The initial effect is that it is impossible for a baseline human to infiltrate their society.
Interestingly, all information suggests that the colonists are unaware of the orbital beacons which attracted the initial survey expedition; it is possible that this is the remnant of early, perhaps initial, schism in the colonist society.
The classification as an E starport is due to the scout presence on the surface. A semi permanent post has been created, as they anticipate a long, long period of study before contact, if it is ever deemed to be necessary.
Adventure hooks.
One obvious possibility is trying to make contact with the society. This would be a major challenge for a group –one that would have to be comfortable with a very “talky-thinky” campaign.
Another would be running the initial discovery by the scouts; note that in this case, the planet should still retain a type E port – insofar as the scouts quickly discover that someone has been here before, and plans to come back. Who ? Why ? well, seems that One habitation has broken the ultimate taboo; when a private ship had to enter the system, they found the colony and made contact with one of the habitations –the rulers of which are trading local resources for luxuries for the upper few. Obviously this is depleting the resource loop of the colony, and will likely cause its collapse if the mayor of habzone 8 doesn’t stop trading trace elements and compounds for really tasty food bars.
A less official scenario would be the players being hired to either find the colony by an undisclosed private company; the kicker is that when the colony ship set off, it was funded by the inventor and of a unique and very efficient fusion power plant (who was also owner of the start-up to exploit it) – a design which was never produced, an as she left with the colony ship and all known prototypes.

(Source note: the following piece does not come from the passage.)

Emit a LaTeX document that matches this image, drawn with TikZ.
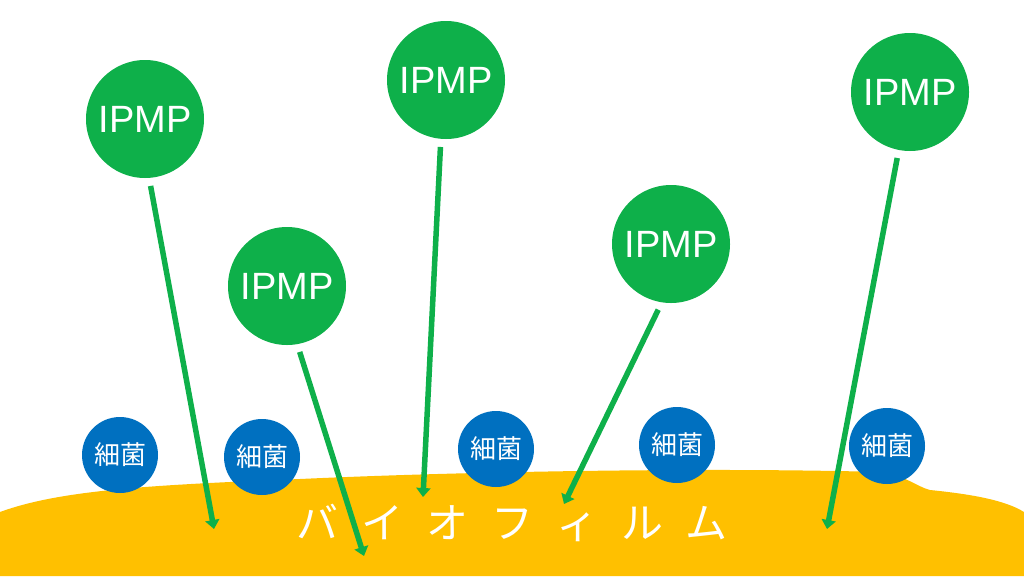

The remains of the start up company were left behind, and actual ownership of the process has been passed from corporation to corporation, and been the focus of several unsuccessful attempts to replicate it, as it still has several unique advantages over current designs (GM: make up your own, could be as as simple as an extremely low production cost, could be as revolutionary as room temperature fusion). While it was supposed that the design and prototypes were lost with the ship, and have never been rediscovered, the patron has evidence that someone is trying to reverse engineer one of the exact designs of the originals with the goal of putting it on the market as their own invention. So, the mission is to find out where the unit came from. Turns out, the prototypes are the fusion units running the habitations –one of which recently vanished, condemning the local population to a rapid, icy, death.
Extra twisty bits (for those who need them) would be that the holding corporation is mostly interested in suppressing the design, as they really don’t hold ownership of it after all this time; a cheap, public domain design would cost Imperial Gizmotronics a serious hit in their profits . For further twistiness, make the reverse engineers are a subgroup of the same company with different goals; see, the patrons cannot kill the project, and its success may well put them out of a job; or at least supplant them. So, barring blowing their own lab (not really an option) they can either cut off the source of prototypes, or uncover the fact that it isn’t an invention of the rival department, or even that they killed a whole habitation to get it; thus possibly doing the right thing, for the basest of reasons.
Alternately, the reverse engineers might be agents of the inhabitants (only the highest levels know about this contact, see above as regards taboos) attempting to raise funds for the colony to be either improved or relocated, like say, to somewhere that isn’t the inner circles of hell. So, now we have the “big oil suppressing the water powered car” scenario.